First Africa-China AFORPOLIS workshop, Yaoundé 2019- Programme
Since the early 2000s, the increasing activities by Chinese companies – in forestland conversions including for logging, agribusiness, mining and infrastructure development– have caught special international attention because of the related sustainability challenges. These Chinese increasing investments and trades in Africa are partly driven by the China’s Belt and Road Initiative (BRI) and the Forum of China-Africa Cooperation (FOCAC), with significant ecological and social implications for African countries under deforestation pressure. In the same vein, China has become Africa’s biggest trading partner, reaching a trading value of 203.98 billion USD in 2018 with 20% increase from 2017. In timber trade sectors, China has become a major export destination of the timber-rich African countries such as those in the Congo Basin including Cameroon. By estimation, more than 75% of Africa’s timber production was exported to China in 2017. This trend is predicated to keep rising, notably because of the growing wood demand in China.
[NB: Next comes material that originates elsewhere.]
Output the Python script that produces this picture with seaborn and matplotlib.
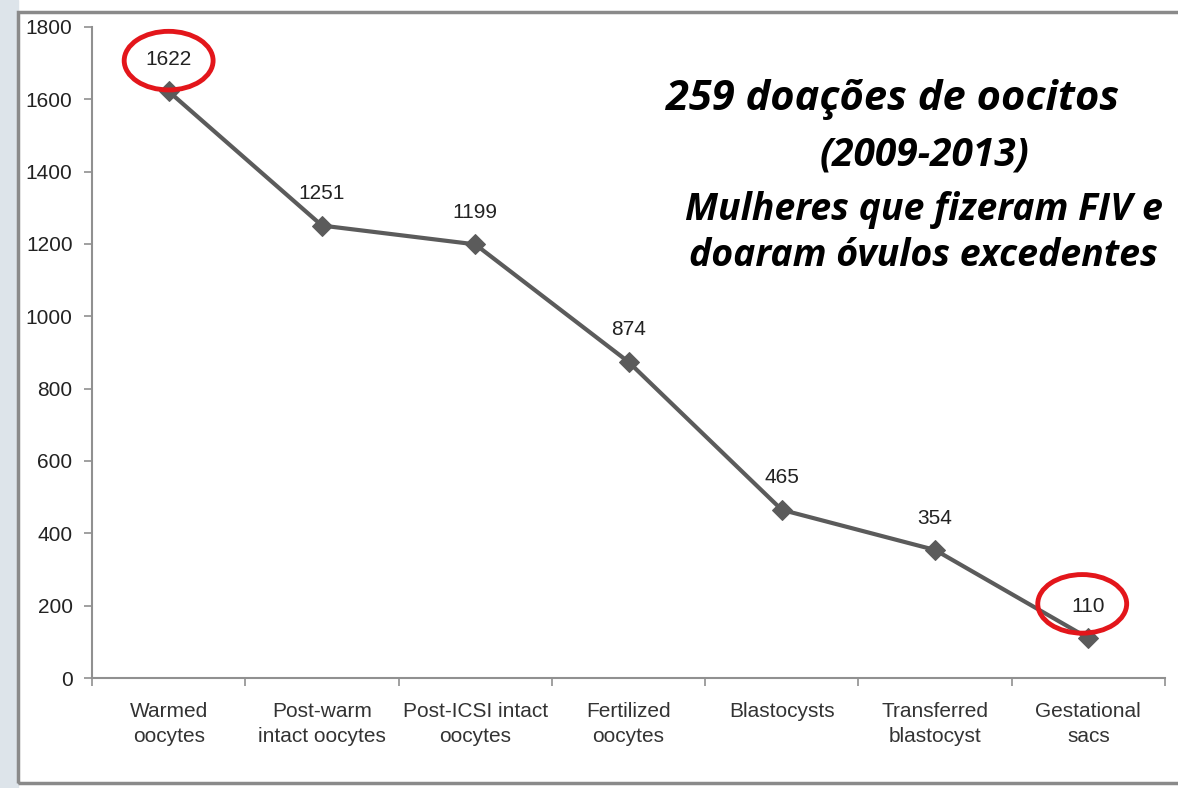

These Chinese investments and related trade implications have been disputed for their environmental (biodiversity, ecosystem services, climate change mitigation) and social (forest-dependent people’s livelihood, labour conditions, etc.) effects in Africa.
The workshop aims to: (i) elucidate the effects of Chinese investments in forest sector in Africa; (ii) explore opportunities to enhance and promote sustainability in Chinese forestry investments; and (iii) promoting a science-policy multi-stakeholders dialogue and interactions on Chinese forest-related investments in Africa.
This workshop is organised by the African Forest Policies and Politics (AFORPOLIS) organisation and the Global Environmental Institute (GEI) – China in cooperation with the University of Göttingen in Germany, the University of Dschang in Cameroon, the International Union of Forest Research Organizations (IUFRO), the Alexander von Humboldt Foundation, The Congo basin Forest Partnership (CBFP), the Center for International Forestry Research (CIFOR), and the Ministry of Forestry and Wildlife (MINFOF) – Cameroon.